Exercise requirements
Only the lines from the start of the data below through the line that contains "plt.rcParams['font.family'] = ['Noto" are to be copied, exactly and without pictures.

Material
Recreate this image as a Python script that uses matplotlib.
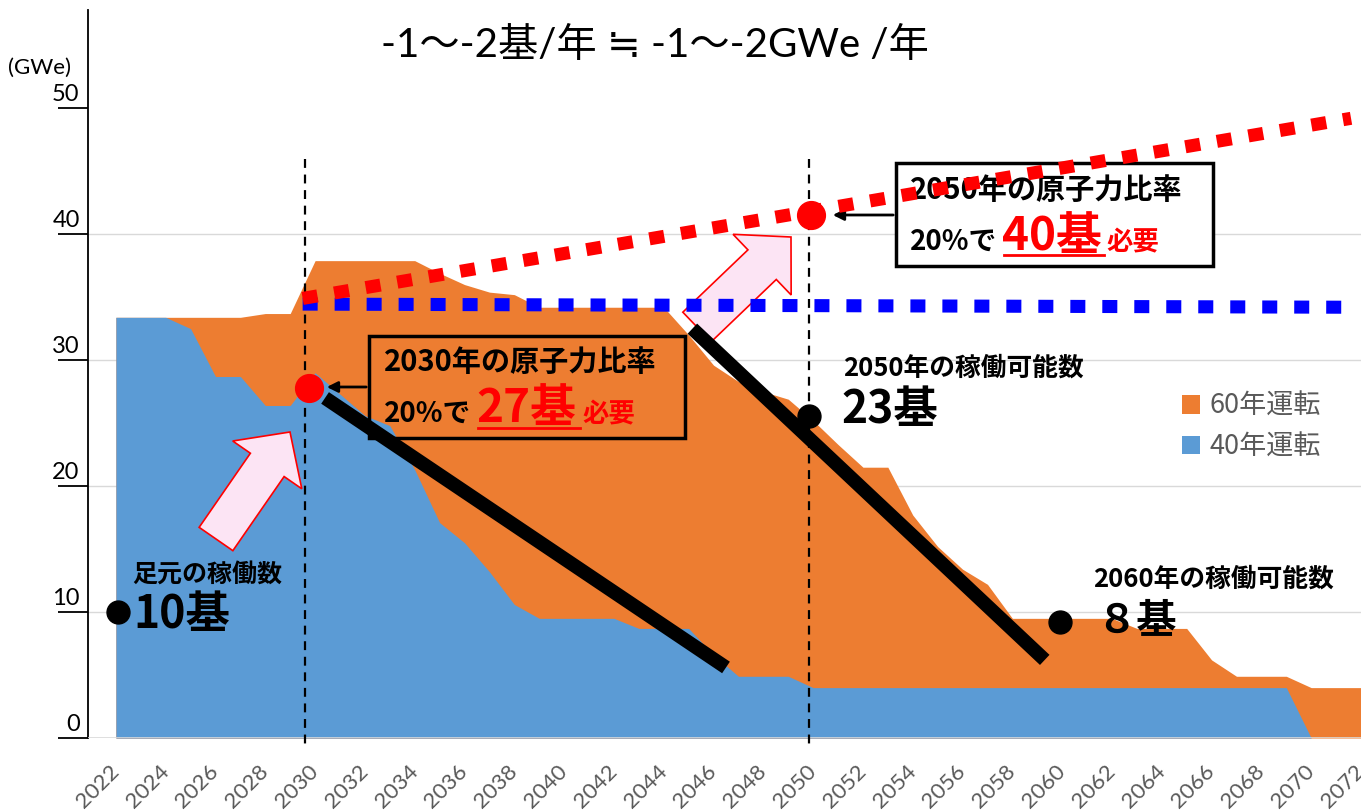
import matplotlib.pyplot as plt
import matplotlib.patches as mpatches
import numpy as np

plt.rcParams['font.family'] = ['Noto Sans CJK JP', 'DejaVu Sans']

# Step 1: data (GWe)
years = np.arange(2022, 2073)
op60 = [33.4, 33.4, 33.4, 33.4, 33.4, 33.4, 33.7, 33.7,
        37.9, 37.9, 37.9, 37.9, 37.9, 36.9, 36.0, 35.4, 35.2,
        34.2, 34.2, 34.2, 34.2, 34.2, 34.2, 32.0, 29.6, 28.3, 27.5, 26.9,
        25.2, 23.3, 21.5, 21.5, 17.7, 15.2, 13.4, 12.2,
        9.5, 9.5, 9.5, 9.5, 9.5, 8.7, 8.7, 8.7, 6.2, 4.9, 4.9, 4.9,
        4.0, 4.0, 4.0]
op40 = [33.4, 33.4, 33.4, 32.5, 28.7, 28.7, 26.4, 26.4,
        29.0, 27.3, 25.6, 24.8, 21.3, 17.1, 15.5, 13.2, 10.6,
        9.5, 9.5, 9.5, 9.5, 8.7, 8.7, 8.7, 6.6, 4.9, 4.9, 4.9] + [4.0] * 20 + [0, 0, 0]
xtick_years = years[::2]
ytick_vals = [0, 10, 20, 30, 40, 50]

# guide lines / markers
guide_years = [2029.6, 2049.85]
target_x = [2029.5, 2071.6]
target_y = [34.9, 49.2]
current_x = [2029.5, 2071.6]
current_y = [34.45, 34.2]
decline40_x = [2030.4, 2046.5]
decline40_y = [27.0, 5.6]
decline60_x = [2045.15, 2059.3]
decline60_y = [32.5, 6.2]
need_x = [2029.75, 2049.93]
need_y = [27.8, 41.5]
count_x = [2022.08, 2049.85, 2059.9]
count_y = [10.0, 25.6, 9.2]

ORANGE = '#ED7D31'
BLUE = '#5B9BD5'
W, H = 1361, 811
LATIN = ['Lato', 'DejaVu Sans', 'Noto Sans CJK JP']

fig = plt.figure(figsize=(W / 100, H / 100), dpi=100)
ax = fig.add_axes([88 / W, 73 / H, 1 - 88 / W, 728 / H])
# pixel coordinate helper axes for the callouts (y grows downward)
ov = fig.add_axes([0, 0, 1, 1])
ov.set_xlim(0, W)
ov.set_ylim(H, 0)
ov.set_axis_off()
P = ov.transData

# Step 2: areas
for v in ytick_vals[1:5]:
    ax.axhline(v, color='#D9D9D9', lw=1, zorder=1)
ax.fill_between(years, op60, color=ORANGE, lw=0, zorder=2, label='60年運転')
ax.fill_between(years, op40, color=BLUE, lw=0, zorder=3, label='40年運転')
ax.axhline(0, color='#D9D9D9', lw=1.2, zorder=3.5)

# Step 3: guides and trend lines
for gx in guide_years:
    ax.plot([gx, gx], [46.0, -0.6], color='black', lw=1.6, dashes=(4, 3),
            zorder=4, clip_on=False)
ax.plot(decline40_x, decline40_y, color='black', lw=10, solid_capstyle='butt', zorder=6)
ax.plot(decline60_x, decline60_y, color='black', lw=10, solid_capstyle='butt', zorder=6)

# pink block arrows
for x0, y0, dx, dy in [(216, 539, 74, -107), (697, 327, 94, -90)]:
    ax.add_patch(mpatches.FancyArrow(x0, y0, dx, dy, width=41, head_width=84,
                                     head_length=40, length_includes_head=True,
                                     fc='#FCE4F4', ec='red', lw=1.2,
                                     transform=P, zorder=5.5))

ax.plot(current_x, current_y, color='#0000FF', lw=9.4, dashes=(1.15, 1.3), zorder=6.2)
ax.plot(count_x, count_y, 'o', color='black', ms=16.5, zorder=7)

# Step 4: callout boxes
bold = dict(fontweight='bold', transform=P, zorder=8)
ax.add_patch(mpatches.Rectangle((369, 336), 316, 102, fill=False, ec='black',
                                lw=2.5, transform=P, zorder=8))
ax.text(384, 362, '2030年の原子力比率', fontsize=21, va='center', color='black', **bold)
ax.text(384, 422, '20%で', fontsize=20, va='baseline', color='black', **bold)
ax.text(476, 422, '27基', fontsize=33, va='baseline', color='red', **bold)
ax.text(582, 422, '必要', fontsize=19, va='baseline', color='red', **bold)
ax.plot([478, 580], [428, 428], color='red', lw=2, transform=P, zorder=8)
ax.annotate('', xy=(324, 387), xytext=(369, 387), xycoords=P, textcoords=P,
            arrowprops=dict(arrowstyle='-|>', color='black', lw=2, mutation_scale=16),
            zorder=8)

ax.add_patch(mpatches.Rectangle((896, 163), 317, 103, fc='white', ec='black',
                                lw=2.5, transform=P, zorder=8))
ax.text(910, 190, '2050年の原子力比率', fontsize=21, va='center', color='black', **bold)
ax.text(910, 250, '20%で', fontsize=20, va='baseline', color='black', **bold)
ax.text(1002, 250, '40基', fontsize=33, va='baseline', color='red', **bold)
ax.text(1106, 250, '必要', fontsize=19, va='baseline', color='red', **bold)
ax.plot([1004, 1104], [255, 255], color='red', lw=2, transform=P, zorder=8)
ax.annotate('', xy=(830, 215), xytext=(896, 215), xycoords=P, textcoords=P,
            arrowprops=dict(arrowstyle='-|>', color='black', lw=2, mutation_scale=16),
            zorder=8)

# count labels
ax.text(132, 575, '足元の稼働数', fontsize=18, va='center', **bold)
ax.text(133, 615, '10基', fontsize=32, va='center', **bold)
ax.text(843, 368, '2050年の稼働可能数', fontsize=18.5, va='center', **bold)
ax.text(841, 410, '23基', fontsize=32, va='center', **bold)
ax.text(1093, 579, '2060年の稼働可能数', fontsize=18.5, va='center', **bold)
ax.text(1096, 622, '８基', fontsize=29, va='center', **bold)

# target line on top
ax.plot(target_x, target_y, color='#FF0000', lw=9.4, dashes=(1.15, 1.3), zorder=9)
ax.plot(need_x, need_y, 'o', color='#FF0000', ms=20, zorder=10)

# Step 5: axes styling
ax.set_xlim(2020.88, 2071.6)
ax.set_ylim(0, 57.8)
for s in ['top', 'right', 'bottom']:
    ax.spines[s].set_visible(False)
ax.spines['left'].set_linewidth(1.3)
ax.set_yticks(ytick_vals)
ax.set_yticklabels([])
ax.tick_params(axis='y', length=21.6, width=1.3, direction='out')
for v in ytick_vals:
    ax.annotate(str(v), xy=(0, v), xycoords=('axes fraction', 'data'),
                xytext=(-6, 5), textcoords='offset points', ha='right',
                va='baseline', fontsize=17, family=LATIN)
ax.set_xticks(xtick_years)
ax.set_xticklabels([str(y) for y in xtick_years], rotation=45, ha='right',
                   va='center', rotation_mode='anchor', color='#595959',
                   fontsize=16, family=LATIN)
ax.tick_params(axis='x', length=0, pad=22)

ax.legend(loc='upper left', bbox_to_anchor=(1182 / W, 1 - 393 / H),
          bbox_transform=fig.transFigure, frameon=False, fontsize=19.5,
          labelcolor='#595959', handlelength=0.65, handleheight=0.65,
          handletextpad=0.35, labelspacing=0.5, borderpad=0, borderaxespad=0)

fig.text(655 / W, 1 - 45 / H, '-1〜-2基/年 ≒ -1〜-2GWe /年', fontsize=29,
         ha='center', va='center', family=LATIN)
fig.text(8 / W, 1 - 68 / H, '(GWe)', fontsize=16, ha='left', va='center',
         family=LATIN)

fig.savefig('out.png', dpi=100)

Full output
Recreate this image as a Python script that uses matplotlib.
import matplotlib.pyplot as plt
import matplotlib.patches as mpatches
import numpy as np

plt.rcParams['font.family'] = ['Noto Sans CJK JP', 'DejaVu Sans']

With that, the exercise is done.